The communications interface 640 provides access to external networks. For example, the range determination device 60 may communicate with other devices through the communication interface 640.

Meanwhile, the range determination device 60 may be a stationary arithmetic operation device such as a desktop computer, a server, an AI accelerator, or the like as well as a portable arithmetic operation device such as a laptop computer, a smart phone, or the like.

The observer and the controller included in the range determination device 60 may be a procedure as a set of a plurality of instructions executed by the processor and may be stored in a memory accessible by the processor.

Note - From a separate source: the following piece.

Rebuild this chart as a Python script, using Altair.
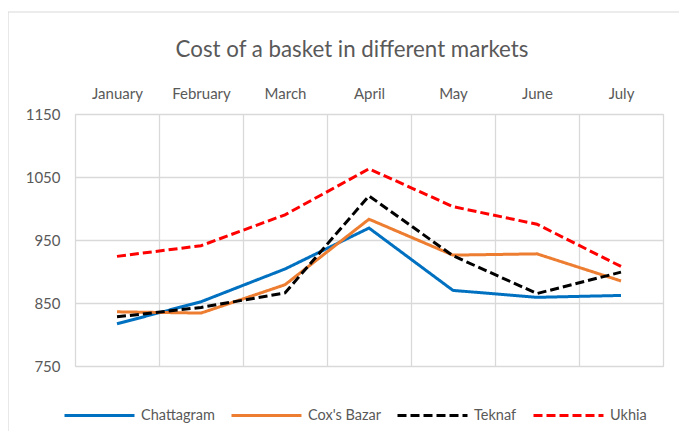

Although processes S500 to S506 are sequentially executed in FIG. 5, this is merely an exemplary description of the technical idea of an embodiment of the present disclosure. In other words, since the above processes can be modified and changed in various manners and applied by a person of ordinary skill in the technical field to which an embodiment of the present disclosure pertains in such a manner that the sequence shown in FIG. 5 is changed and the processes are executed or one or more of processes S500 to S506 are executed in parallel without departing from the essential characteristics of an embodiment of the present disclosure, FIG. 5 is not limited to a time series order.

Meanwhile, the processes shown in FIG. 5 can be implemented as computer-readable codes on a computer-readable recording medium. Computer-readable recording media include all types of recording devices that store data that can be read by a computer system. That is, such computer-readable recording media include non-transitory media such as a ROM, a RAM, a CD-ROM, a magnetic tape, a floppy disk, and optical data storage devices. Additionally, computer-readable recording media can be distributed across networked computer systems such that computer-readable code can be stored and executed in a distributed manner.

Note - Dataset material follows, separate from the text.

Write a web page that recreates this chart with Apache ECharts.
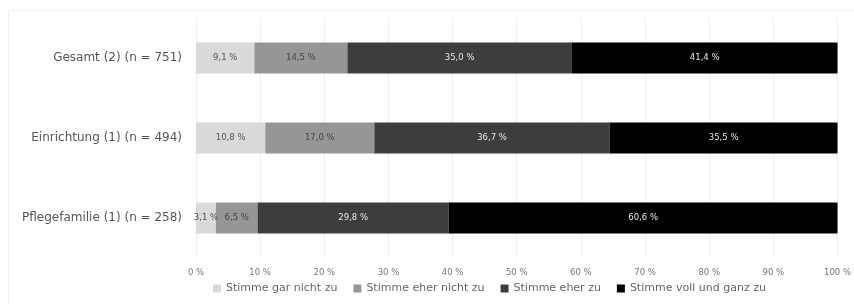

Although exemplary embodiments of the present disclosure have been described for illustrative purposes, those skilled in the art will appreciate that various modifications, additions, and substitutions are possible, without departing from the idea and scope of the claimed invention. Therefore, exemplary embodiments of the present disclosure have been described for the sake of brevity and clarity. The scope of the technical idea of the present embodiments is not limited by the illustrations. Accordingly, one of ordinary skill would understand the scope of the claimed invention is not to be limited by the above explicitly described embodiments but by the claims and equivalents thereof.

CROSS-REFERENCE TO RELATED APPLICATION

This application claims priority from Korean Patent Application No. 10-2021-0096632 filed on Jul. 22, 2021, the disclosures of which are incorporated by reference herein in their entireties.

(REFERENCE NUMERALS 300: range determination device 302: controller 304: observer)

Claims

1-15. (canceled)

16. A computer-implemented method of determining a quantization range for tensors of an artificial neural network, the method comprising:

observing a saturation ratio at a current iteration from the tensors and a quantization range of the artificial neural network; and

adjusting the quantization range such that the observed saturation ratio follows a preset target saturation ratio.

17. The method of claim 16, wherein the observing of the saturation ratio comprises calculating the ratio of the number of tensors outside the quantization range to the number of tensors.

18. The method of claim 16, wherein the adjusting of the quantization range comprises:

calculating a current moving average based on the observed saturation ratio and a past moving average calculated from saturation ratios observed at previous iterations; and

adjusting the quantization range based on a difference between the current moving average and the target saturation ratio.

19. The method of claim 18, wherein the calculating of the current moving average comprises calculating the current moving average through a weighted sum of the past moving average and the observed saturation ratio.

20. The method of claim 19, further comprising adjusting a weight of the past moving average and a weight of the observed saturation ratio.

21. The method of claim 18, wherein the adjusting of the quantization range comprises:

calculating an amount of change in the quantization range based on the difference between the current moving average and the target saturation ratio; and

adjusting the quantization range according to the amount of change in the quantization range.

22. The method of claim 16, further comprising setting an initial value of the quantization range based on batch normalization parameters of the artificial neural network.

23. The method of claim 16, wherein the tensors are derived from either training data in a training stage of the artificial neural network or user data in an inference stage.

24. A device comprising:

a memory; and

a processor configured to execute computer-executable procedures stored in the memory,

wherein the computer-executable procedures comprise:

an observer configured to observe a saturation ratio at a current iteration from tensors and a quantization range of an artificial neural network; and

a controller configured to adjust the quantization range such that the observed saturation ratio follows a preset target saturation ratio.

25. A computer-readable recording medium recording a computer program for executing the method of claim 16.

26. A computer-implemented method comprising:

receiving information on a quantization range from the outside; and

quantizing tensors of an artificial neural network based on the information on the quantization range,

wherein the quantization range is adjusted such that a observed saturation ratio from the quantized tensors of the artificial neural network at a current iteration follows a preset target saturation ratio.

27. The computer-implemented method of claim 26, wherein the observed saturation ratio is the ratio of the number of tensors outside the quantization range to the number of quantized tensors.

28. The computer-implemented method of claim 26, wherein the quantization range is adjusted based on a difference between a current moving average and the target saturation ratio at the current iteration,

wherein the current moving average is calculated based on and the observed saturation ratio and a past moving average calculated from saturation ratios observed at previous iterations.

29. A processing device comprising:

a memory in which at least one instruction is stored; and

at least one processor,

wherein the at least one processor is configured to, by executing the at least one instruction:

receive information on a quantization range from the outside; and

quantize tensors of an artificial neural network based on the information on the quantization range,

wherein the quantization range is adjusted such that a observed saturation ratio from the quantized tensors of the artificial neural network at a current iteration follows a preset target saturation ratio.

30. An arithmetic operation device comprising:

a range determination unit configured to observe a saturation ratio at a current iteration based on quantized tensors of an artificial neural network and to determine a quantization range such that the observed saturation ratio follows a preset target saturation ratio; and

a quantization unit configured to quantize the tensors of the artificial neural network based on the quantization range.